As tensions remained high, Leser turned to the Kneller case, the last discovery before the investigation officially closed in the fall of 1945. Would Petiot really claim that Kneller, a veteran of the French Foreign Legion, was a collaborator? Was his seven-year-old son, René, also a collaborator?

Kurt Kneller was his patient, Petiot said, adopting his usual tactic of pointing out that “professional secrecy” precluded him from revealing the nature of his ailment. This argument was wearing thin, and as for his professional secrecy, that had not stopped him in other instances.

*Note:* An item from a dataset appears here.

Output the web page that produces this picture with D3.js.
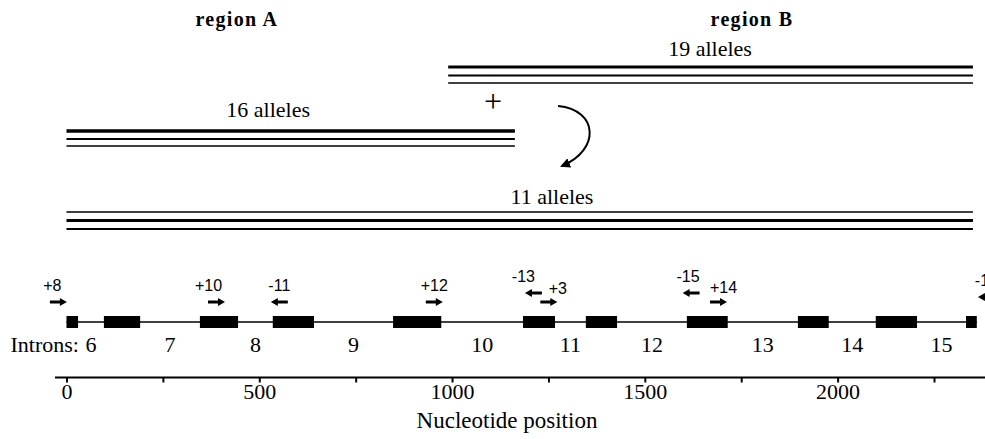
<!DOCTYPE html>
<html>
<head>
<meta charset="utf-8">
<script src="https://cdn.jsdelivr.net/npm/d3@7"></script>
<style>
  body { margin: 0; background: #fff; }
  svg { display: block; }
</style>
</head>
<body>
<script>
// gene map, positions in nucleotides
const exons = [[0, 30], [97, 191], [346, 445], [535, 642], [847, 972], [1184, 1267],
               [1347, 1428], [1609, 1715], [1897, 1977], [2099, 2206], [2333, 2361]]
const introns = [6, 7, 8, 9, 10, 11, 12, 13, 14, 15]

// primers: label, centre position, direction, tier (height above gene)
const primerLabels = ["+8", "+10", "-11", "+12", "-13", "+3", "-15", "+14", "-16"]
const primerPos = [-21, 389, 552, 954, 1211, 1251, 1620, 1691, 2386]
const primerDir = [1, 1, -1, 1, -1, 1, -1, 1, -1]
const primerTier = [0, 0, 0, 0, 2, 0, 2, 0, 1]

// allele groups
const groupLabels = ["19 alleles", "16 alleles", "11 alleles"]
const groupStart = [990, 0, 0]
const groupEnd = [2351, 1163, 2351]
const groupLabelPos = [1669, 523, 1259]

const regionNames = ["region A", "region B"]
const regionPos = [442, 1778]

const tickValues = [0, 250, 500, 750, 1000, 1250, 1500, 1750, 2000, 2250]

const width = 985, height = 439
const serif = "'Liberation Serif', 'Times New Roman', serif"
const sans = "'Liberation Sans', Arial, sans-serif"

const x = d3.scaleLinear().domain([0, 2250]).range([66.5, 934])

const svg = d3.select("body").append("svg")
    .attr("width", width)
    .attr("height", height)

// region titles
svg.append("g")
    .attr("font-family", serif)
    .attr("font-weight", "bold")
    .attr("font-size", 20)
    .attr("letter-spacing", 1.3)
    .attr("text-anchor", "middle")
  .selectAll("text")
  .data(regionNames)
  .join("text")
    .attr("x", (d, i) => x(regionPos[i]))
    .attr("y", 26)
    .text(d => d)

// allele groups: three lines each
const groupY = [67, 131, 212]
const lineStyles = [
  [{dy: 0, w: 3}, {dy: 8.5, w: 2}, {dy: 16, w: 1.5}],
  [{dy: 0, w: 3.5}, {dy: 8, w: 2}, {dy: 15, w: 1.5}],
  [{dy: 0, w: 1.5}, {dy: 8.5, w: 3}, {dy: 17, w: 2}]
]
const labelY = [56, 117, 204]

groupLabels.forEach((lab, i) => {
  const g = svg.append("g")
  g.selectAll("line")
    .data(lineStyles[i])
    .join("line")
      .attr("x1", x(groupStart[i]))
      .attr("x2", x(groupEnd[i]))
      .attr("y1", d => groupY[i] + d.dy)
      .attr("y2", d => groupY[i] + d.dy)
      .attr("stroke", "#000")
      .attr("stroke-width", d => d.w)
  g.append("text")
      .attr("x", x(groupLabelPos[i]))
      .attr("y", labelY[i])
      .attr("text-anchor", "middle")
      .attr("font-family", serif)
      .attr("font-size", 22)
      .text(lab)
})

// "+" and recombination arrow
svg.append("text")
    .attr("x", x(1106))
    .attr("y", 112)
    .attr("text-anchor", "middle")
    .attr("font-family", serif)
    .attr("font-size", 32)
    .text("+")

svg.append("defs").append("marker")
    .attr("id", "head")
    .attr("viewBox", "0 0 10 10")
    .attr("refX", 8).attr("refY", 5)
    .attr("markerWidth", 5).attr("markerHeight", 5)
    .attr("orient", "auto")
  .append("path")
    .attr("d", "M0,0 L10,5 L0,10 Z")
    .attr("fill", "#000")

const curve = d3.path()
curve.moveTo(x(1275), 106)
curve.bezierCurveTo(x(1380), 110, x(1385), 150, x(1285), 166)
svg.append("path")
    .attr("d", curve.toString())
    .attr("fill", "none")
    .attr("stroke", "#000")
    .attr("stroke-width", 2)
    .attr("marker-end", "url(#head)")

// gene structure
const geneY = 322
svg.append("line")
    .attr("x1", x(0)).attr("x2", x(exons[exons.length - 1][1]))
    .attr("y1", geneY).attr("y2", geneY)
    .attr("stroke", "#000")
    .attr("stroke-width", 1.5)

svg.append("g")
  .selectAll("rect")
  .data(exons)
  .join("rect")
    .attr("x", d => x(d[0]))
    .attr("width", d => x(d[1]) - x(d[0]))
    .attr("y", geneY - 6)
    .attr("height", 12)
    .attr("fill", "#000")

// intron numbers, placed between exons
const intronText = svg.append("g")
    .attr("font-family", serif)
    .attr("font-size", 22)
    .attr("text-anchor", "middle")
intronText.selectAll("text")
  .data(introns)
  .join("text")
    .attr("x", (d, i) => x((exons[i][1] + exons[i + 1][0]) / 2))
    .attr("y", 352)
    .text(d => d)
intronText.append("text")
    .attr("x", 79)
    .attr("y", 352)
    .attr("text-anchor", "end")
    .text("Introns:")

// primers
const tierY = [302, 297, 293]
// small label nudges so neighbouring labels do not collide
const labelNudge = {"+8": [-6, 0], "+10": [-8, 0], "-13": [-10, 0], "+3": [9, 3], "-15": [-3, 0], "+14": [5, 2]}
const primers = svg.append("g")
primerLabels.forEach((lab, i) => {
  const cx = x(primerPos[i]), cy = tierY[primerTier[i]], dir = primerDir[i]
  const tail = cx - dir * 8.5, tip = cx + dir * 8.5
  const nudge = labelNudge[lab] || [0, 0]
  primers.append("line")
      .attr("x1", tail).attr("x2", tip - dir * 5)
      .attr("y1", cy).attr("y2", cy)
      .attr("stroke", "#000")
      .attr("stroke-width", 3)
  primers.append("path")
      .attr("d", `M${tip},${cy} L${tip - dir * 7},${cy - 4} L${tip - dir * 7},${cy + 4} Z`)
      .attr("fill", "#000")
  primers.append("text")
      .attr("x", cx + nudge[0])
      .attr("y", cy - 11 + nudge[1])
      .attr("text-anchor", "middle")
      .attr("font-family", sans)
      .attr("font-size", 16)
      .text(lab)
})

// axis
const axisY = 377.5
const axis = svg.append("g")
    .attr("transform", `translate(0,${axisY})`)
    .call(d3.axisBottom(x).tickValues(tickValues).tickSize(5).tickFormat(d => d % 500 === 0 ? d : ""))
axis.select(".domain")
    .attr("d", `M55,0H${width}`)
    .attr("stroke-width", 2)
axis.selectAll(".tick line").attr("stroke-width", 2)
axis.selectAll(".tick text")
    .attr("font-family", serif)
    .attr("font-size", 22)
    .attr("fill", "#000")
    .attr("y", 21.5)
    .attr("dy", 0)

svg.append("text")
    .attr("x", 507)
    .attr("y", 428)
    .attr("text-anchor", "middle")
    .attr("font-family", serif)
    .attr("font-size", 23)
    .text("Nucleotide position")
</script>
</body>
</html>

Petiot then boasted of how much he had allegedly helped the Kneller family. He had secured them false identities, one Alsatian, the other Belgian, and advised them to carry two bottles of cognac to give the guides who would escort them across the border. He had even loaned the family money to buy railway tickets to Orléans for the first part of the journey. Given these services, and the fact that the Knellers still owed him 2,000 francs for previous medical treatment, Petiot had asked the family to leave their furniture with him as collateral.